== SHORT EXERCISE ==
Both boundary lines count: repeat, exactly and alone, the lines from the one containing "What TikZ code" to the one containing "minimum width=72.5pt] (disc)", with pictures left out.

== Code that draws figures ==
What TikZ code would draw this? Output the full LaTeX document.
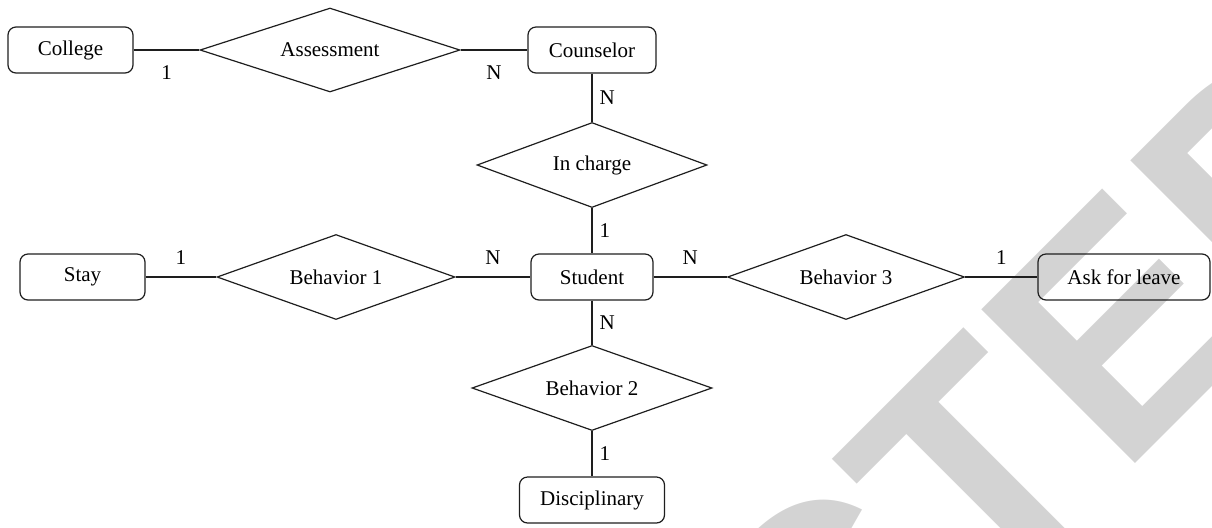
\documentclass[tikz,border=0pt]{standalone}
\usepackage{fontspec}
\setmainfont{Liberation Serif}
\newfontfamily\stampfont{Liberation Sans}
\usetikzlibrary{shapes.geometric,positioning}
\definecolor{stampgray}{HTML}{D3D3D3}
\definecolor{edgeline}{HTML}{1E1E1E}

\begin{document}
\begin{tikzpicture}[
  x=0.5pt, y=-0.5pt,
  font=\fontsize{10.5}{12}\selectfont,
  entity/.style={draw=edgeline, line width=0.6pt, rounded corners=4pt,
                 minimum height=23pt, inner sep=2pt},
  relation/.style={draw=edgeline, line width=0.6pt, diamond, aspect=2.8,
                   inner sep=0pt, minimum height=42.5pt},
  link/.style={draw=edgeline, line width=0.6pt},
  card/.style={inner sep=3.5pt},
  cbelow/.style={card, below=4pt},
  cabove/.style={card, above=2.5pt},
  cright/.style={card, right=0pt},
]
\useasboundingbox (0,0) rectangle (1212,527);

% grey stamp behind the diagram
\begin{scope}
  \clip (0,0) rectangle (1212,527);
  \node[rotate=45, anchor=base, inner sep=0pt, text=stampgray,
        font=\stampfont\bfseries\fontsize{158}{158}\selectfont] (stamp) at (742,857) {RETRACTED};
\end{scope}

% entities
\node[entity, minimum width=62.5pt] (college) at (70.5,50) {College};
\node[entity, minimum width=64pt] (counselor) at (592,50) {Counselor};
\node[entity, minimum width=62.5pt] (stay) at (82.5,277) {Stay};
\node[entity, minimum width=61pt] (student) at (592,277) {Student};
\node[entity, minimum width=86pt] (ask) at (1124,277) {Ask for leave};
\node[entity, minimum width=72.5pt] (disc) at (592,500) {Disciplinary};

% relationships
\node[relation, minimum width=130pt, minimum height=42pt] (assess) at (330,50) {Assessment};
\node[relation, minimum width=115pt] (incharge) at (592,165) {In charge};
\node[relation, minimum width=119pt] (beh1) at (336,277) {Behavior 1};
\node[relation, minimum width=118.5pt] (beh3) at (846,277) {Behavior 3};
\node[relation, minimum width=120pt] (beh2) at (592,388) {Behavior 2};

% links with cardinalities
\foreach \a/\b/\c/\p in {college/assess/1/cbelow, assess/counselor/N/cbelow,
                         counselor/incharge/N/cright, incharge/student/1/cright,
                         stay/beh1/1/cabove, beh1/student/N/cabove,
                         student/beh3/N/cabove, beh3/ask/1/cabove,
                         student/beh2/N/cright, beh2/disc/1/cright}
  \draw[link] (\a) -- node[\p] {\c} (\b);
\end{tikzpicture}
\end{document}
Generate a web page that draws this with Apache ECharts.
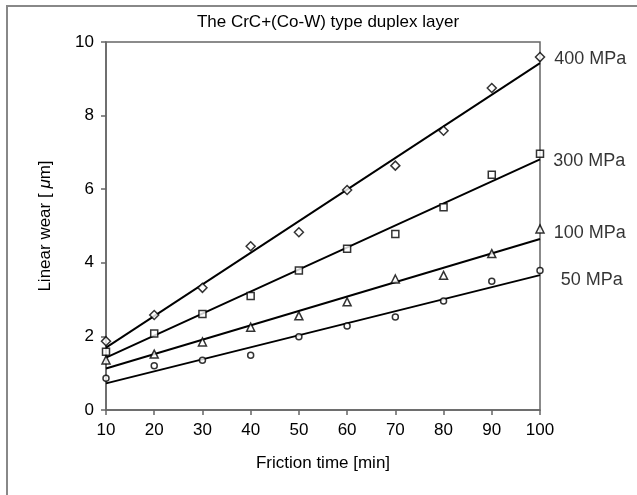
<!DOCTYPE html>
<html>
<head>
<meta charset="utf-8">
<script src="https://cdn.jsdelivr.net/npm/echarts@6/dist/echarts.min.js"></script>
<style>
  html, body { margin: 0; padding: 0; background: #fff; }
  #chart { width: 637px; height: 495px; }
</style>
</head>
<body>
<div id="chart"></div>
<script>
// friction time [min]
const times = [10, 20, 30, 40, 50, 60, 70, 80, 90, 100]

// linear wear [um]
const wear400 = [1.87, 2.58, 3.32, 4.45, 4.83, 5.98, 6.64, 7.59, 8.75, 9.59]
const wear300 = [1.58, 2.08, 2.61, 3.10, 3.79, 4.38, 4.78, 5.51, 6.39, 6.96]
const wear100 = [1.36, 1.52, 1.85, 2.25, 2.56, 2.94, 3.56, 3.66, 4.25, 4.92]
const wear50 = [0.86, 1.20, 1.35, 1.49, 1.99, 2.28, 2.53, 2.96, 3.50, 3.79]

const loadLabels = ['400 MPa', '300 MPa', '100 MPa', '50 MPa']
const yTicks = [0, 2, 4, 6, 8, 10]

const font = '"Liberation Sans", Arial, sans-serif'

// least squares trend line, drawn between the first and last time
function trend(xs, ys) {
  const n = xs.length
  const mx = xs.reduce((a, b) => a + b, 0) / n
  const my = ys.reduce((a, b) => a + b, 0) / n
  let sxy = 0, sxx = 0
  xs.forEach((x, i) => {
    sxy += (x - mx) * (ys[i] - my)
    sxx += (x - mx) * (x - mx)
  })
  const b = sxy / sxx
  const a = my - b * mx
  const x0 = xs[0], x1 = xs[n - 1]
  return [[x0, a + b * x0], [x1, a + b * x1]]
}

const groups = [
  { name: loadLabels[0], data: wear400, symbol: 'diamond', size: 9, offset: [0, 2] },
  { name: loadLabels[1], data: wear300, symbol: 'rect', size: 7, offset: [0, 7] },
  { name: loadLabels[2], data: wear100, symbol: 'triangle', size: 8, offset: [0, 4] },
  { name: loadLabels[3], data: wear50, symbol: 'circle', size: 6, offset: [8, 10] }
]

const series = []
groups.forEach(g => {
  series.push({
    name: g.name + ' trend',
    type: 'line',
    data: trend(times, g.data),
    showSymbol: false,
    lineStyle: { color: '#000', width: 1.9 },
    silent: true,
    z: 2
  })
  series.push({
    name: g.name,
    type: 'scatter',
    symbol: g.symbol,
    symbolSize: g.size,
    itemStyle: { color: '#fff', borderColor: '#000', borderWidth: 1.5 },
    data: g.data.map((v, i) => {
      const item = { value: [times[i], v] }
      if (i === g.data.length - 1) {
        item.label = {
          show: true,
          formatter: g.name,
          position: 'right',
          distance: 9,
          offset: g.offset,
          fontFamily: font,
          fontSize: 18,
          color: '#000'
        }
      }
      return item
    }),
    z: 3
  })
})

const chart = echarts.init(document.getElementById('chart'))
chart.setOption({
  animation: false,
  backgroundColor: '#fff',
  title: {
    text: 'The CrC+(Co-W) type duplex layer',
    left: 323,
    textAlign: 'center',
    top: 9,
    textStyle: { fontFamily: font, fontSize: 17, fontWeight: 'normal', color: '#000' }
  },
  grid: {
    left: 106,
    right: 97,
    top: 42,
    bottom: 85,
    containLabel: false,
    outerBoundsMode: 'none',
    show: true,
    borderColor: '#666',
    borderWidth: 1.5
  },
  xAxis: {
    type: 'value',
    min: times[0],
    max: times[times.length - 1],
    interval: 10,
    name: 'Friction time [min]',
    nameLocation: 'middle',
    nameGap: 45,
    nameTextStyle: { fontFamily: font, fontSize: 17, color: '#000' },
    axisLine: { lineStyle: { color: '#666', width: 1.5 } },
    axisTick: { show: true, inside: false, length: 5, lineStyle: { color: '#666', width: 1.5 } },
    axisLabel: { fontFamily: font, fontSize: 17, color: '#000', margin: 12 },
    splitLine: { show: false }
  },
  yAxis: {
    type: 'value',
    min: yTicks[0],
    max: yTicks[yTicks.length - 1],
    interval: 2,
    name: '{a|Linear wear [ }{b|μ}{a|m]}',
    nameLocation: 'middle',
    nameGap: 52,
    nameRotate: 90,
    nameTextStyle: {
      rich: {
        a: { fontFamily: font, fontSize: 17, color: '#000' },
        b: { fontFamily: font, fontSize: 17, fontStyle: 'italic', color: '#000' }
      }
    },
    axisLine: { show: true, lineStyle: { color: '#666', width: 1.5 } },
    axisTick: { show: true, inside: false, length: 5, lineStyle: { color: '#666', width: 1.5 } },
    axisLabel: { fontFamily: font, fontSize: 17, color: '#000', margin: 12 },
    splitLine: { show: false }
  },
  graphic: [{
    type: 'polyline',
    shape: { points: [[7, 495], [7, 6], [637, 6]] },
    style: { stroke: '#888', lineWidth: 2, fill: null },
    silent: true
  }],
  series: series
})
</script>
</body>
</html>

==

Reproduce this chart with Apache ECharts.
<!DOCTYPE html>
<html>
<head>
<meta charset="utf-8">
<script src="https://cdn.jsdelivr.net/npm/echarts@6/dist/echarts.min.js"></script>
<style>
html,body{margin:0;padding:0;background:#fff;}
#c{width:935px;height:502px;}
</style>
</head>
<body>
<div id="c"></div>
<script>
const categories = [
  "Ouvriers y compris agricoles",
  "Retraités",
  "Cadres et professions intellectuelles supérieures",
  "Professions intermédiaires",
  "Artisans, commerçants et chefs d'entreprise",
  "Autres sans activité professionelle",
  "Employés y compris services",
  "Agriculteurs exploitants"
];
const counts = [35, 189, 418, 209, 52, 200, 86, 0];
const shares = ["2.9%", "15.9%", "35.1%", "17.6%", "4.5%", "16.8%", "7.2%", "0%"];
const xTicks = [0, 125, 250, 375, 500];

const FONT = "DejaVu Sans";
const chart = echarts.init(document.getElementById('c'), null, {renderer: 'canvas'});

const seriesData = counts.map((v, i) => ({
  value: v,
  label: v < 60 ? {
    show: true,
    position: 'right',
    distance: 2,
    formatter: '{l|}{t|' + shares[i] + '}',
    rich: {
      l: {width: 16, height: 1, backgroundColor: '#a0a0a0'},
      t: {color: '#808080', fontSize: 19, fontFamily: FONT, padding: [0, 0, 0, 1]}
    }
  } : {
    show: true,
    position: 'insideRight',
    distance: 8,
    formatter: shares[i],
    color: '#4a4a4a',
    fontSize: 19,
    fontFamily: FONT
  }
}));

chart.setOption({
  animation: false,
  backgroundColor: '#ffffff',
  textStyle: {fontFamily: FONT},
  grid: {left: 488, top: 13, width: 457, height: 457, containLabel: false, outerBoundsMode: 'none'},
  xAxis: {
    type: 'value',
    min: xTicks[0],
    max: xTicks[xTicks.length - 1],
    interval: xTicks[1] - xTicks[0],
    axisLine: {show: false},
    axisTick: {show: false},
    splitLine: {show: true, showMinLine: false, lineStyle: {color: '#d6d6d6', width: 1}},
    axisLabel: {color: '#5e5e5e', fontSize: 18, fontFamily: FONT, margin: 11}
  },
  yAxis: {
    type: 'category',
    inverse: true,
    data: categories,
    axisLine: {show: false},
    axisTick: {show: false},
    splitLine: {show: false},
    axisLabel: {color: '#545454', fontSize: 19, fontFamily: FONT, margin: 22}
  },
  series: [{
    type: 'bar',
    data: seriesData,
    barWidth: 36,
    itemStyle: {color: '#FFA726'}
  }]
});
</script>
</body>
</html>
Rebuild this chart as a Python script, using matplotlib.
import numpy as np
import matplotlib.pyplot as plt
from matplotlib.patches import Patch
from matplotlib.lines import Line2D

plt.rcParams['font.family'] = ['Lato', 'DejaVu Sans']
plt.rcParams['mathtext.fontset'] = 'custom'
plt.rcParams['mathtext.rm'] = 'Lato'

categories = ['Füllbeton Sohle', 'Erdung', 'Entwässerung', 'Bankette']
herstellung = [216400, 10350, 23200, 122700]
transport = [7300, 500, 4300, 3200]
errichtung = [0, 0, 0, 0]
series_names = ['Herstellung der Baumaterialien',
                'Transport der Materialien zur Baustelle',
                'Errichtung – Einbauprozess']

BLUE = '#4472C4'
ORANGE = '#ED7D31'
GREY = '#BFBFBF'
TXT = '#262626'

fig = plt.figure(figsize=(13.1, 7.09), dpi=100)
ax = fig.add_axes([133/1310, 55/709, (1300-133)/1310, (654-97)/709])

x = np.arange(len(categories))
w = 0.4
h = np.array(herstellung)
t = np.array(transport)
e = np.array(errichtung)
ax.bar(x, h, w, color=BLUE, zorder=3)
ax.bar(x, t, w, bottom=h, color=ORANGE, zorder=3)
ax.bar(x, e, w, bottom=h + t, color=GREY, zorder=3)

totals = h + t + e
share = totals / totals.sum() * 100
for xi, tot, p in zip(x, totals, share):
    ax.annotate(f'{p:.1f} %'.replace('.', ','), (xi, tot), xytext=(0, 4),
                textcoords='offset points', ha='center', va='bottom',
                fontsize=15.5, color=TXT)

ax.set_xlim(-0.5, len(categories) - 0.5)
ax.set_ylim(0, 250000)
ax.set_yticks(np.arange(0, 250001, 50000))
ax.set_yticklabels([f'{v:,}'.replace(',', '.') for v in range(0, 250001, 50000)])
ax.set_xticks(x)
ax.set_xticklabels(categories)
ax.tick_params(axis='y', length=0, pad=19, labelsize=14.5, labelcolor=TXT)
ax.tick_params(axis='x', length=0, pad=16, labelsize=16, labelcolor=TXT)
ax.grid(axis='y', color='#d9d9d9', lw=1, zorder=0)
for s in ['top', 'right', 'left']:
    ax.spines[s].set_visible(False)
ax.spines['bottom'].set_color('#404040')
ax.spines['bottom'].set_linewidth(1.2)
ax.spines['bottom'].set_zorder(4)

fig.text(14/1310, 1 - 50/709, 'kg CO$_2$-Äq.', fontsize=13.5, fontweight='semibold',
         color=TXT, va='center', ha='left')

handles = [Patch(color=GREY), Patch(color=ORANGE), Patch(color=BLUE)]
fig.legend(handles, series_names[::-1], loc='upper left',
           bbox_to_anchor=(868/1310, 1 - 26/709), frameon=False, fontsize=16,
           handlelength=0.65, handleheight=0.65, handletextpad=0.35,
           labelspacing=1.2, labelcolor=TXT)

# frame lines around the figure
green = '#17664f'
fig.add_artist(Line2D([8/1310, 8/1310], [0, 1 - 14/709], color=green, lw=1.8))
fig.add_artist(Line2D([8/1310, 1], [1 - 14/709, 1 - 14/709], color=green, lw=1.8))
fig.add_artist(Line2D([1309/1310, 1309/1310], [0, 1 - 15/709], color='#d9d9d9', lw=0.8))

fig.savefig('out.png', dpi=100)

== RESPONSE BELOW ==
What TikZ code would draw this? Output the full LaTeX document.
\documentclass[tikz,border=0pt]{standalone}
\usepackage{fontspec}
\setmainfont{Liberation Serif}
\newfontfamily\stampfont{Liberation Sans}
\usetikzlibrary{shapes.geometric,positioning}
\definecolor{stampgray}{HTML}{D3D3D3}
\definecolor{edgeline}{HTML}{1E1E1E}

\begin{document}
\begin{tikzpicture}[
  x=0.5pt, y=-0.5pt,
  font=\fontsize{10.5}{12}\selectfont,
  entity/.style={draw=edgeline, line width=0.6pt, rounded corners=4pt,
                 minimum height=23pt, inner sep=2pt},
  relation/.style={draw=edgeline, line width=0.6pt, diamond, aspect=2.8,
                   inner sep=0pt, minimum height=42.5pt},
  link/.style={draw=edgeline, line width=0.6pt},
  card/.style={inner sep=3.5pt},
  cbelow/.style={card, below=4pt},
  cabove/.style={card, above=2.5pt},
  cright/.style={card, right=0pt},
]
\useasboundingbox (0,0) rectangle (1212,527);

% grey stamp behind the diagram
\begin{scope}
  \clip (0,0) rectangle (1212,527);
  \node[rotate=45, anchor=base, inner sep=0pt, text=stampgray,
        font=\stampfont\bfseries\fontsize{158}{158}\selectfont] (stamp) at (742,857) {RETRACTED};
\end{scope}

% entities
\node[entity, minimum width=62.5pt] (college) at (70.5,50) {College};
\node[entity, minimum width=64pt] (counselor) at (592,50) {Counselor};
\node[entity, minimum width=62.5pt] (stay) at (82.5,277) {Stay};
\node[entity, minimum width=61pt] (student) at (592,277) {Student};
\node[entity, minimum width=86pt] (ask) at (1124,277) {Ask for leave};
\node[entity, minimum width=72.5pt] (disc) at (592,500) {Disciplinary};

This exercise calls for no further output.